Spain’s grid reset is turning into a storage surge

Spain’s electricity system is changing fast in the year since the nationwide blackout of April 28, 2025, and battery energy storage is emerging as one of the clearest signs of that shift. According to pv magazine, installed battery energy storage system capacity in Spain rose 589% between April 2025 and April 2026, a jump that reflects how sharply policymakers and operators have refocused on resilience.

The blackout was not described as a single-cause failure. Instead, expert reviews cited by the report, including work from a government-appointed committee, Red Eléctrica and ENTSO-E, concluded that the event exposed both operational and structural weaknesses in a power system that has been transforming rapidly since 2018 as renewable penetration increased.

The triggering event was severe. The report says roughly 15 gigawatts of generation were lost within seconds, setting off a cascading failure that developed through voltage deviations, frequency instability and automatic responses across the grid. In practical terms, the outage became a forcing event: it turned long-running debates about flexibility, balancing and system security into immediate policy questions.

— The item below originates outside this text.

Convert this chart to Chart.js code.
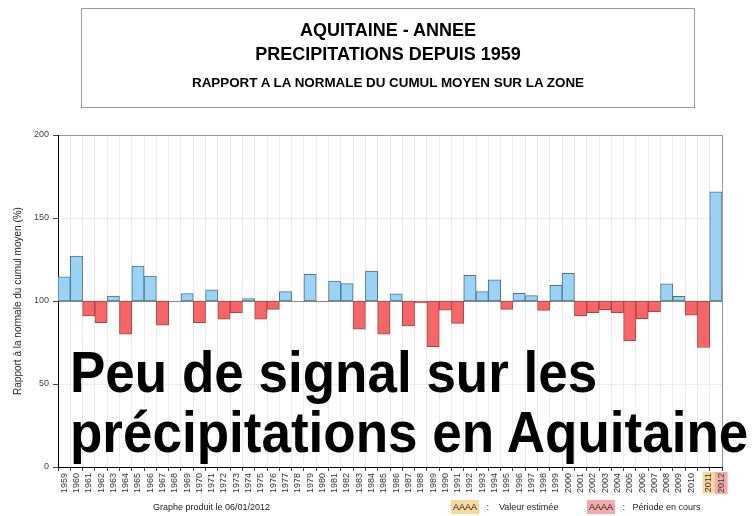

Why batteries moved to the center of the response

Storage’s rapid growth makes sense in that context. Battery systems can respond quickly to disturbances and can help manage variability in grids with high shares of wind and solar. The scale of Spain’s increase over a single year suggests the blackout did more than prompt temporary alarm; it changed investment priorities.

The pv magazine report also points to another notable change: renewable assets are being brought into voltage-control roles. That matters because the challenge is no longer only about adding clean generation. It is also about ensuring that newer generation sources participate in grid-stability functions that were historically associated with conventional power plants.

The response has not gone in only one direction. The report says gas has taken on a greater role in the generation mix as the system absorbs lessons from the outage. That indicates a more pragmatic approach to the transition, one in which planners are balancing decarbonization goals with the need for dependable operating margins and fast-response capacity.

A broader rewrite of security-of-supply thinking

Spain’s experience illustrates a wider issue facing power systems with rising renewable penetration: the engineering challenge is no longer just building enough clean generation. It is building a system that can remain stable during sudden disturbances, coordinate many different asset types and recover gracefully when something goes wrong.

Interconnections remain part of that answer as well. The report says work on interconnections has continued, suggesting Spain is still looking outward as well as inward for resilience. Stronger links with neighboring systems can reduce isolation risk, improve balancing options and help absorb shocks more effectively.

The larger takeaway is that the post-blackout response is becoming structural rather than symbolic. Batteries are being installed at a much faster pace, operating rules are changing, and the concept of security of supply is being redefined for a grid with much higher renewable participation. Spain’s blackout was a warning, but the country’s policy response shows how quickly a crisis can become a catalyst for grid modernization.

  • Installed battery storage capacity in Spain rose 589% between April 2025 and April 2026.
  • Reviews cited operational and structural weaknesses behind the 2025 blackout.
  • Spain is pairing more storage with new voltage-control rules and continued interconnection work.